South Korea Remains Optimistic Despite Cancellation of Talks by North Korea
Hyo Kyung Kim, May 16, 2018, 7:55 a.m.
South Korea apparently believes North Korea is still faithful to its commitment to denuclearize despite the communist state's decision to indefinitely suspend its cross-border dialogue with the South, an official from the presidential office Cheong Wa Dae indicated Wednesday.
"We believe the current situation is part of a difficult process to draw the same picture and that it is a pain we must endure to get good results," Yoon Young-chan, the senior press secretary to President Moon Jae-in, said in a statement.
The reaction came hours after Pyongyang abruptly postponed high-level inter-Korean dialogue that was set to be held Wednesday.
The communist state cited the ongoing joint military exercise of South Korea and the United States for the indefinite delay. A few hours later, the North's First Vice Foreign Minister Kim Kye-gwan said his country may also reconsider a scheduled summit between its leader Kim Jong-un and U.S. President Donald Trump.
Seoul expressed regrets over the delay of inter-Korean talks, insisting the decision may also undermine the agreements reached between Moon and Kim at their historic summit, held April 27.
"It is regrettable that the North's unilateral move to postpone the high-level inter-Korean talks, citing the annual South Korea-U.S. air drills, does not conform with the spirit and purpose of the agreements reached between the leaders of the two countries," the unification ministry said in a statement released earlier Wednesday.

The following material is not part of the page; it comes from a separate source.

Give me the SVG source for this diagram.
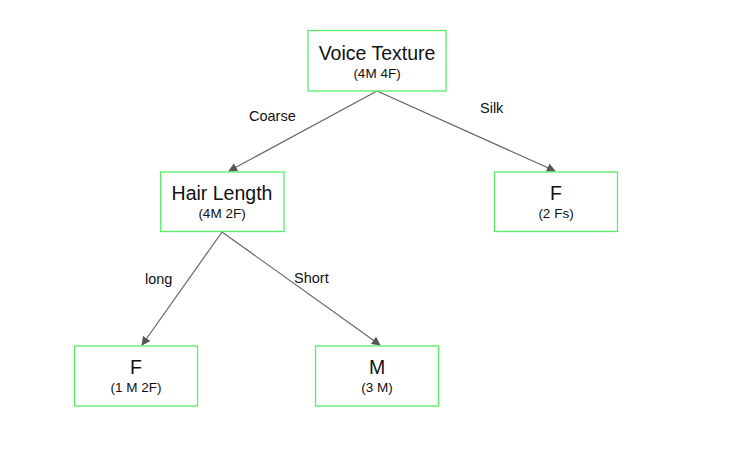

The two Koreas remain divided and technically at war as the 1950-53 Korean War ended with an armistice, not a peace treaty.
In the so-called Panmunjom Declaration, named after the border village where the latest inter-Korean summit was held, Moon and Kim agreed their countries will immediately halt all hostile acts against each other and pursue complete denuclearization of the Korean Peninsula.
Kim, however, was earlier quoted as saying while meeting with Moon's top security adviser, Chung Eui-yong, that he understood the need for South Korea to resume its joint military drills with the U.S. that were temporarily suspended during the 2018 Winter Olympic Games and Paralympic Games held in PyeongChang, South Korea.